The essential component of the character for food is “woman” 女, for they are the foragers, producers, preservers, and educators. But “face-towel noodles” are tied to my father. When test scores or tobacco harvests were high, it was he who would elatedly take us to celebrate at the rice-noodle stall. When the workers in the field were to be rewarded, he would have me bring them noodles. All of this gave me the feeling that “face-towel noodles” were the very best thing that can be made out of rice. When I moved to Chiayi to work, I had to try the famous turkey rice there, and observing how each stall specializing in this dish made their own special chicken schmaltz to drizzle over rice, I started to have the same impression.

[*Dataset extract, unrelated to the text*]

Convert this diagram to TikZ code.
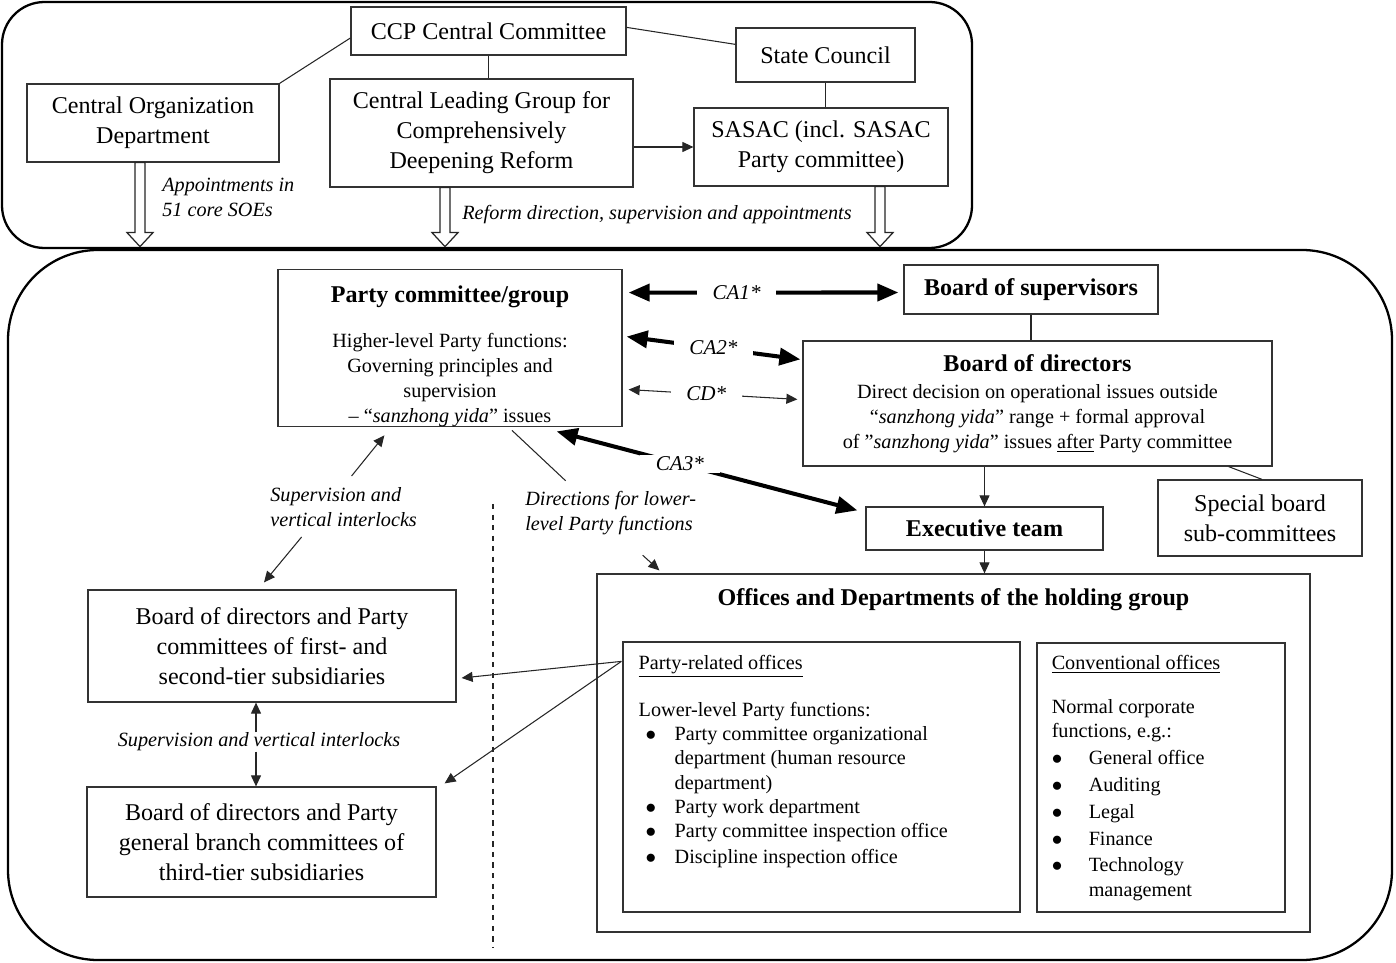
\documentclass[tikz,border=0pt]{standalone}
\usepackage{fontspec}
\setmainfont{Liberation Serif}
\usetikzlibrary{positioning,arrows.meta,calc}
\newlength\pxu
\setlength\pxu{0.2mm}
\newcommand\fsbig{\fontsize{13.7}{17}\selectfont}
\newcommand\fssmall{\fontsize{11.5}{14.3}\selectfont}
\newcommand\fslist{\fontsize{11.5}{13.8}\selectfont}

\begin{document}
\begin{tikzpicture}[
  x=0.2mm, y=-0.2mm,
  box/.style={draw=black!80, line width=0.7pt, inner sep=0pt, align=center, font=\fsbig},
  txt/.style={inner sep=0pt, align=left, font=\fssmall\itshape},
  calabel/.style={fill=white, inner ysep=1pt, inner xsep=9pt, font=\fontsize{12}{14}\selectfont\itshape},
  line/.style={draw=black!85, line width=0.6pt},
  arr/.style={line, -{Triangle[length=2.2mm,width=2mm]}},
  twoarr/.style={line, {Triangle[length=2.2mm,width=2mm]}-{Triangle[length=2.2mm,width=2mm]}},
  bigarr/.style={draw=black, line width=2.3pt, {Triangle[length=4.2mm,width=3.4mm]}-{Triangle[length=4.2mm,width=3.4mm]}},
  hollow/.style={draw=black!85, line width=0.7pt, fill=white},
  frame/.style={draw=black, line width=1.3pt}
]
\useasboundingbox (0,0) rectangle (1396,963);

% outer frames
\draw[frame, rounded corners=8.5mm] (2,2) rectangle (972,248);
\draw[frame, rounded corners=18mm] (8,250) rectangle (1392,960);

% state and party level
\node[box, minimum width=275\pxu, minimum height=48\pxu] (ccp) at (488.5,31) {CCP Central Committee};
\node[box, minimum width=179\pxu, minimum height=54\pxu] (state) at (825.5,55) {State Council};
\node[box, minimum width=252\pxu, minimum height=78\pxu] (cod) at (153,123) {Central Organization\\Department};
\node[box, minimum width=303\pxu, minimum height=108\pxu] (clg) at (481.5,133) {Central Leading Group for\\Comprehensively\\Deepening Reform};
\node[box, minimum width=254\pxu, minimum height=78\pxu] (sasac) at (821,147) {SASAC (incl. SASAC\\Party committee)};

\draw[line] ($(ccp.west)+(0,7)$) -- (cod.north east);
\draw[line] ($(ccp.north east)+(0,21)$) -- ($(state.north west)+(0,17)$);
\draw[line] (ccp.south) -- (ccp.south |- clg.north);
\draw[line] (state.south) -- (state.south |- sasac.north);
\draw[arr] (clg.east |- sasac.west) -- (sasac.west);

\draw[hollow] ($(cod.south)+(-18,0)$) -- ++(0,70) -- ++(-8,0) -- ++(13,14) -- ++(13,-14) -- ++(-8,0) -- ++(0,-70) -- cycle;
\draw[hollow] ($(clg.south)+(-41.5,0)$) -- ++(0,45) -- ++(-8,0) -- ++(13,14) -- ++(13,-14) -- ++(-8,0) -- ++(0,-45) -- cycle;
\draw[hollow] ($(sasac.south)+(54,0)$) -- ++(0,46) -- ++(-8,0) -- ++(13,14) -- ++(13,-14) -- ++(-8,0) -- ++(0,-46) -- cycle;

\node[txt, anchor=west] (appoint) at (162,197) {Appointments in\\51 core SOEs};
\node[txt, anchor=west] (reform) at (462,215) {Reform direction, supervision and appointments};

% holding group
\node[box, font=\fssmall, minimum width=344\pxu, minimum height=152\pxu] (party) at (450,348)
  {{\fsbig\bfseries\rule{0pt}{19pt}Party committee/group}\\[11pt] Higher-level Party functions:\\Governing principles and\\supervision\\-- ``\textit{sanzhong yida}'' issues};
\node[box, font=\fsbig\bfseries, minimum width=254\pxu, minimum height=49\pxu] (bos) at (1031,289.5) {Board of supervisors};
\node[box, font=\fssmall, minimum width=469\pxu, minimum height=125\pxu] (bod) at (1037.5,403.5)
  {{\fsbig\bfseries Board of directors}\\[1pt]Direct decision on operational issues outside\\``\textit{sanzhong yida}'' range + formal approval\\of ''\textit{sanzhong yida}'' issues \underline{after} Party committee};
\node[box, minimum width=204\pxu, minimum height=76\pxu] (special) at (1260,518) {Special board\\sub-committees};
\node[box, font=\fsbig\bfseries, minimum width=237\pxu, minimum height=43\pxu] (exec) at (984.5,528.5) {Executive team};

\node[box, minimum width=713\pxu, minimum height=358\pxu,
  label={[anchor=north, font=\fsbig\bfseries, yshift=-9\pxu]north:Offices and Departments of the holding group}] (offices) at (953.5,753) {};
\node[box, minimum width=397\pxu, minimum height=270\pxu] (prel) at (821.5,777) {};
\node[box, minimum width=248\pxu, minimum height=269\pxu] (conv) at (1161,777.5) {};

\node[anchor=north west, inner sep=0pt, font=\fslist] (preltxt) at ($(prel.north west)+(16,10.5)$) {%
  \begin{tabular}{@{}p{7.2mm}@{}l@{}}
    \multicolumn{2}{@{}l@{}}{\underline{Party-related offices}}\\[4.6mm]
    \multicolumn{2}{@{}l@{}}{Lower-level Party functions:}\\
    \hspace*{1.4mm}$\bullet$ & Party committee organizational\\
     & department (human resource\\
     & department)\\
    \hspace*{1.4mm}$\bullet$ & Party work department\\
    \hspace*{1.4mm}$\bullet$ & Party committee inspection office\\[0.3mm]
    \hspace*{1.4mm}$\bullet$ & Discipline inspection office
  \end{tabular}};
\node[anchor=north west, inner sep=0pt, font=\fslist] (convtxt) at ($(conv.north west)+(15,10)$) {%
  \begin{tabular}{@{}p{7.4mm}@{}l@{}}
    \multicolumn{2}{@{}l@{}}{\underline{Conventional offices}}\\[3.9mm]
    \multicolumn{2}{@{}l@{}}{Normal corporate}\\
    \multicolumn{2}{@{}l@{}}{functions, e.g.:}\\[0.6mm]
    $\bullet$ & General office\\[0.5mm]
    $\bullet$ & Auditing\\[0.5mm]
    $\bullet$ & Legal\\[0.5mm]
    $\bullet$ & Finance\\[0.5mm]
    $\bullet$ & Technology\\
     & management
  \end{tabular}};

\node[box, minimum width=368\pxu, minimum height=112\pxu] (sub1) at (272,646) {Board of directors and Party\\committees of first- and\\second-tier subsidiaries};
\node[box, minimum width=349\pxu, minimum height=110\pxu] (sub2) at (261.5,842) {Board of directors and Party\\general branch committees of\\third-tier subsidiaries};

\node[txt, anchor=west] (sup1) at (270,507) {Supervision and\\vertical interlocks};
\node[txt, anchor=west] (dir) at (525,513) {Directions for lower-\\level Party functions};
\node[txt] (mid) at (259,742) {Supervision and vertical interlocks};

% control arrows
\draw[bigarr] ($(party.north east)+(6,24)$) -- node[calabel, pos=0.4] (ca1) {CA1*} ($(bos.west)+(-5,3)$);
\draw[bigarr] ($(party.north east)+(4,68)$) -- node[calabel, pos=0.5] (ca2) {CA2*} ($(bod.north west)+(-2,19)$);
\draw[twoarr] ($(party.north east)+(6,121)$) -- node[calabel, pos=0.46] (cd) {CD*} ($(bod.north west)+(-5,59)$);
\draw[bigarr] ($(party.south east)+(-66,4)$) -- node[calabel, pos=0.41] (ca3) {CA3*} ($(exec.north west)+(-8,4)$);

\draw[line] (bos.south) -- (bos.south |- bod.north);
\draw[arr] (exec.north |- bod.south) -- (exec.north);
\draw[line] ($(bod.south east)+(-44,0)$) -- ($(special.north)+(2,0)$);
\draw[arr] (exec.south) -- (exec.south |- offices.north);

\draw[arr] ($(sup1.north)+(8,-11)$) -- ($(party.south west)+(107,8)$);
\draw[arr] ($(sup1.south)+(-42,10)$) -- ($(sub1.north)+(-8,-7)$);
\draw[line] ($(party.south)+(62,3)$) -- ($(dir.north)+(-45,-10)$);
\draw[arr] ($(dir.south)+(32,20)$) -- ($(offices.north west)+(63,-3)$);

\draw[arr] (mid.north -| 256,0) -- (sub1.south -| 256,0);
\draw[arr] (mid.south -| 256,0) -- (sub2.north -| 256,0);

\draw[arr] ($(prel.north west)+(-1,20)$) -- ($(sub1.east)+(5,32)$);
\draw[arr] ($(prel.north west)+(-1,20)$) -- ($(sub2.north east)+(8,-3)$);

% divider
\draw[line, dashed] (493,504) -- (493,948);
\end{tikzpicture}
\end{document}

When Sheng-xiang read the lyrics, he was reminded of Japan’s “Grade B cuisine” competitions in which the contestants were all sorts of non-mainstream and local specialties. If our food has a soundtrack, it would be local pop music; the advertising jingles and notifications to customers that their order is ready broadcast from portable food carts; the mingled Eastern and Western sounds of outdoor wedding parties along with Li Wengu’s raucous comedic skits; the opera tunes that ring in the birthdays of our gods at temple festivals and shrines, and the like. Sheng-Xiang calls all these kinds of sounds grade B-music.
Well then — please let our grade B-music transport you into the vagabond stories we sing here about food and about people.